Locate each line with the string "code" in the listing below and copy it.

··· Information provided

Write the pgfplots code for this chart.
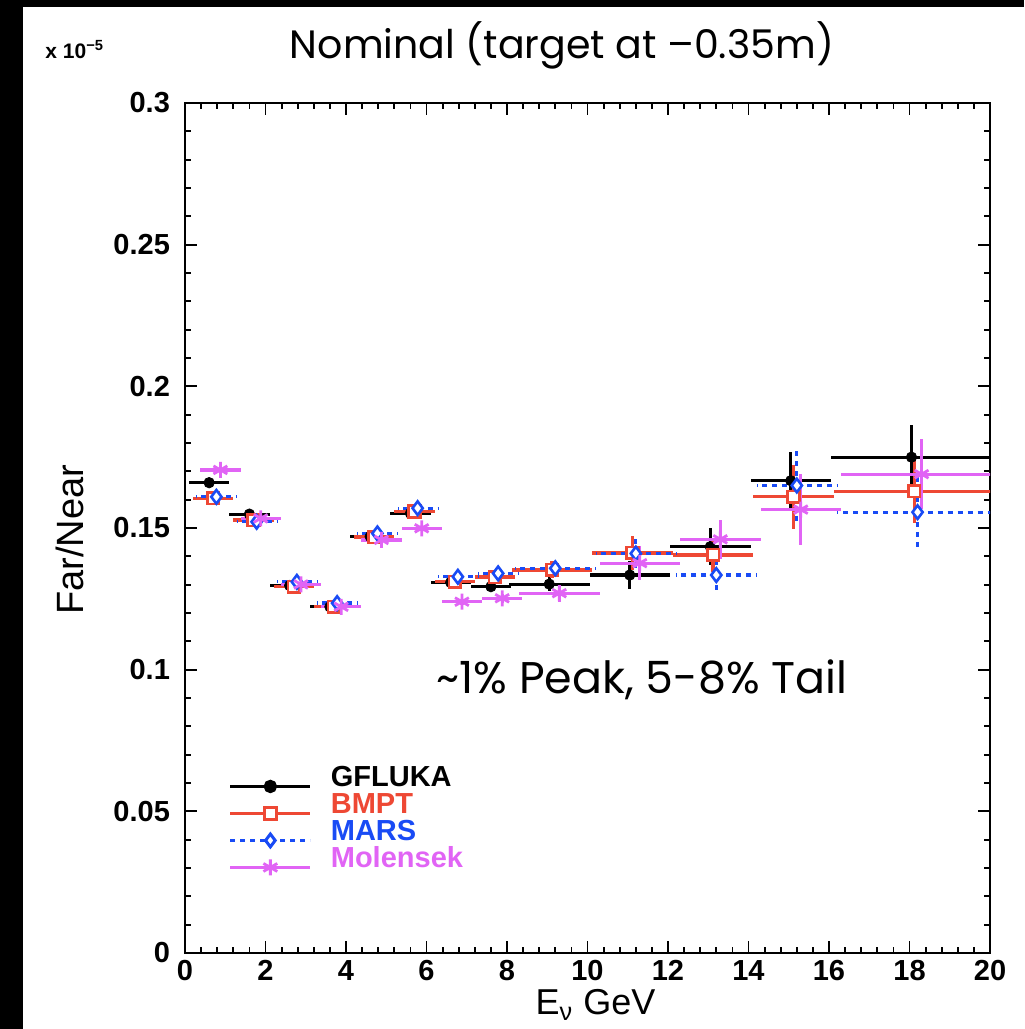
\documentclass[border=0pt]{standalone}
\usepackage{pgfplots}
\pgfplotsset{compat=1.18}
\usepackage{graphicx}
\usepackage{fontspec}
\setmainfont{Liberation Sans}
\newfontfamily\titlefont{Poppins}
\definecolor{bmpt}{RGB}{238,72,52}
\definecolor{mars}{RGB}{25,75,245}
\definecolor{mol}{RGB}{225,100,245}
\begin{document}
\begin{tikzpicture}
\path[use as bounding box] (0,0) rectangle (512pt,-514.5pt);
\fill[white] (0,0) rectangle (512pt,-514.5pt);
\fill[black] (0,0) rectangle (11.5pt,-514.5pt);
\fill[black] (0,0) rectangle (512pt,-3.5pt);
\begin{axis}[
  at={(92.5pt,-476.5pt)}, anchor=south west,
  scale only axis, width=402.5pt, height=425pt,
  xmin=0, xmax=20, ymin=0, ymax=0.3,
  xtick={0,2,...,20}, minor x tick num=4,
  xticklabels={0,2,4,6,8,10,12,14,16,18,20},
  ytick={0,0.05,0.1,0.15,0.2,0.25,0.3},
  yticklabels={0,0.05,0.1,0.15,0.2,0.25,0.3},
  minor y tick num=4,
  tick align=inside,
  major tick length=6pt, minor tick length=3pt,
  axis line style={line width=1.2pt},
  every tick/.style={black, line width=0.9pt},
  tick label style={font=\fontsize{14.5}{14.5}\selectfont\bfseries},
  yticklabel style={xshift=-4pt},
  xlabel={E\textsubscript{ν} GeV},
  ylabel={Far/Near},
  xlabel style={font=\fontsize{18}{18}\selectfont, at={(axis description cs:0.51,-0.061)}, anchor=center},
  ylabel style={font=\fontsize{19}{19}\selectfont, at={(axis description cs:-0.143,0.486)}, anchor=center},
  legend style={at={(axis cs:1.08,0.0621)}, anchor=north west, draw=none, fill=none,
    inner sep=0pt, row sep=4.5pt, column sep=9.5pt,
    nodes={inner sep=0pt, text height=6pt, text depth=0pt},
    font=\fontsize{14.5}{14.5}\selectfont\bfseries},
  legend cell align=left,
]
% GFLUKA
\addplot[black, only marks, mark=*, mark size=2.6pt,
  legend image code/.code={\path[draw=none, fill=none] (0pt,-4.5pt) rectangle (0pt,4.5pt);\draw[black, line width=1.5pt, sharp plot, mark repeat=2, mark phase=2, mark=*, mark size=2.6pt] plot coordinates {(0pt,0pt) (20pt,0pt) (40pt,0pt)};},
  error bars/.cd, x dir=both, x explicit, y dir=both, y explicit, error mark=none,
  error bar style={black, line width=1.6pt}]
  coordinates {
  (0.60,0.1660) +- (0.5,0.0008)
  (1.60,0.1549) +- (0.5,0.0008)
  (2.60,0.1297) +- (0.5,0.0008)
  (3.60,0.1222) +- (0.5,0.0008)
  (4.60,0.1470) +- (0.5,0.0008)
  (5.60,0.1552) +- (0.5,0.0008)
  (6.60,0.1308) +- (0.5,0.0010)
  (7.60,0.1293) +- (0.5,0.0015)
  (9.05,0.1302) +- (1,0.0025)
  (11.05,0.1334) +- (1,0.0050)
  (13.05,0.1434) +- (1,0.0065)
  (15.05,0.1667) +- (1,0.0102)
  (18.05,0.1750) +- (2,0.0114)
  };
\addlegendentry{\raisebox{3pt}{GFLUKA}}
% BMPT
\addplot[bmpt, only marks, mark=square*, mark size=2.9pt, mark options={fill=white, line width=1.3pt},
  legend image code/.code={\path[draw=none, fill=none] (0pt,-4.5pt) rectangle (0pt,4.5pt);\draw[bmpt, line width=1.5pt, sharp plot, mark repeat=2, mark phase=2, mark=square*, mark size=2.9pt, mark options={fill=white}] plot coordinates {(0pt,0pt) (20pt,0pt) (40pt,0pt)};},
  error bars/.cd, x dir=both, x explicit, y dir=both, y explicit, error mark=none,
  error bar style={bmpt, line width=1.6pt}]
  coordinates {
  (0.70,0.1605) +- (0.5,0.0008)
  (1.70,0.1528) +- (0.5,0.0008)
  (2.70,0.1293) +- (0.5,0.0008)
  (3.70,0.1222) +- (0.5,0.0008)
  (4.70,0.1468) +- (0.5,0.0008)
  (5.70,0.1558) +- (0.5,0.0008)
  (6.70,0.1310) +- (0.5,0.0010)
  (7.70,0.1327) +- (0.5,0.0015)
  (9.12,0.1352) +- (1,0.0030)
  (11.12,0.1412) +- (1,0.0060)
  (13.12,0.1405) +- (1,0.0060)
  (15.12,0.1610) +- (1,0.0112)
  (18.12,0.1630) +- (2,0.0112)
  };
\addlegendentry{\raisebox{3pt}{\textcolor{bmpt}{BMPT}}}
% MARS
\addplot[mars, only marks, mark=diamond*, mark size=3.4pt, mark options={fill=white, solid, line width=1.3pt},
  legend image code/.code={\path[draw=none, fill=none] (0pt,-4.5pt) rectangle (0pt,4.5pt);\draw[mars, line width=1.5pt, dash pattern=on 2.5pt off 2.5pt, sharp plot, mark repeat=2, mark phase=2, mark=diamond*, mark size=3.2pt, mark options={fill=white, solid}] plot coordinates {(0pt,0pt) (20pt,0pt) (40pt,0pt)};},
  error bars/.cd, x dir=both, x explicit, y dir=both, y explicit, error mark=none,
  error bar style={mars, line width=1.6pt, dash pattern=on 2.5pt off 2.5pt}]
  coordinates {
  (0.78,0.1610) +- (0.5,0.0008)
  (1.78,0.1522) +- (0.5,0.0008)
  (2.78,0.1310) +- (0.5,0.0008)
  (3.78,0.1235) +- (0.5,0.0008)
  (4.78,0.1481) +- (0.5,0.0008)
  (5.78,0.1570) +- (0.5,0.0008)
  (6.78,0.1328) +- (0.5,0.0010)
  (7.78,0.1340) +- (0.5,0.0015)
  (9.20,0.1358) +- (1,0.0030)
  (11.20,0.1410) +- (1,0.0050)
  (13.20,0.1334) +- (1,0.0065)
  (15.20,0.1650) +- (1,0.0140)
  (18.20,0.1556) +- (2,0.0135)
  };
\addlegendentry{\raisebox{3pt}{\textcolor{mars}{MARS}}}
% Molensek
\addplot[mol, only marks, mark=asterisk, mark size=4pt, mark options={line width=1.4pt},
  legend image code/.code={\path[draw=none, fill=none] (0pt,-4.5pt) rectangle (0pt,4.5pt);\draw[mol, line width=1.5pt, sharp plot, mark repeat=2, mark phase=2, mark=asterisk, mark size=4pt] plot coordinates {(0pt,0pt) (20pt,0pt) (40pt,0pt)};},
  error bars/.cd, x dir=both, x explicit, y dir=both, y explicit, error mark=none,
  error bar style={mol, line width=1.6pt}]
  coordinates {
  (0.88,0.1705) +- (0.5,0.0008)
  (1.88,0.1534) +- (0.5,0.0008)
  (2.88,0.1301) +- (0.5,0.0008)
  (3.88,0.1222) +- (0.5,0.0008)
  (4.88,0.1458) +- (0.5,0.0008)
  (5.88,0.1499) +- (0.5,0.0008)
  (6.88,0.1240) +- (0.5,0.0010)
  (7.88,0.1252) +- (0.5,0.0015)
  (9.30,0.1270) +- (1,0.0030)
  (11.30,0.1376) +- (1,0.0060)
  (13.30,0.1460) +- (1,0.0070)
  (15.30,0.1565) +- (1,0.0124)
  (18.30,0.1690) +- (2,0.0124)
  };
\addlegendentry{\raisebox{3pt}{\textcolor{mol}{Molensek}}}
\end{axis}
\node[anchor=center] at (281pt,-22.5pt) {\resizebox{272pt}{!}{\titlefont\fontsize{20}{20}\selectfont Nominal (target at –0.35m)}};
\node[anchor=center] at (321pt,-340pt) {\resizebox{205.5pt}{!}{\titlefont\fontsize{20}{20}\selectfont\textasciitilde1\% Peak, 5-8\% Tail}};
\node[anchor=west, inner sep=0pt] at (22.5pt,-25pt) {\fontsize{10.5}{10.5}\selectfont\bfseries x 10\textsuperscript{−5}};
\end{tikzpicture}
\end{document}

······

▶ **Written answer**:
Write the pgfplots code for this chart.
  legend image code/.code={\path[draw=none, fill=none] (0pt,-4.5pt) rectangle (0pt,4.5pt);\draw[black, line width=1.5pt, sharp plot, mark repeat=2, mark phase=2, mark=*, mark size=2.6pt] plot coordinates {(0pt,0pt) (20pt,0pt) (40pt,0pt)};},
  legend image code/.code={\path[draw=none, fill=none] (0pt,-4.5pt) rectangle (0pt,4.5pt);\draw[bmpt, line width=1.5pt, sharp plot, mark repeat=2, mark phase=2, mark=square*, mark size=2.9pt, mark options={fill=white}] plot coordinates {(0pt,0pt) (20pt,0pt) (40pt,0pt)};},
  legend image code/.code={\path[draw=none, fill=none] (0pt,-4.5pt) rectangle (0pt,4.5pt);\draw[mars, line width=1.5pt, dash pattern=on 2.5pt off 2.5pt, sharp plot, mark repeat=2, mark phase=2, mark=diamond*, mark size=3.2pt, mark options={fill=white, solid}] plot coordinates {(0pt,0pt) (20pt,0pt) (40pt,0pt)};},
  legend image code/.code={\path[draw=none, fill=none] (0pt,-4.5pt) rectangle (0pt,4.5pt);\draw[mol, line width=1.5pt, sharp plot, mark repeat=2, mark phase=2, mark=asterisk, mark size=4pt] plot coordinates {(0pt,0pt) (20pt,0pt) (40pt,0pt)};},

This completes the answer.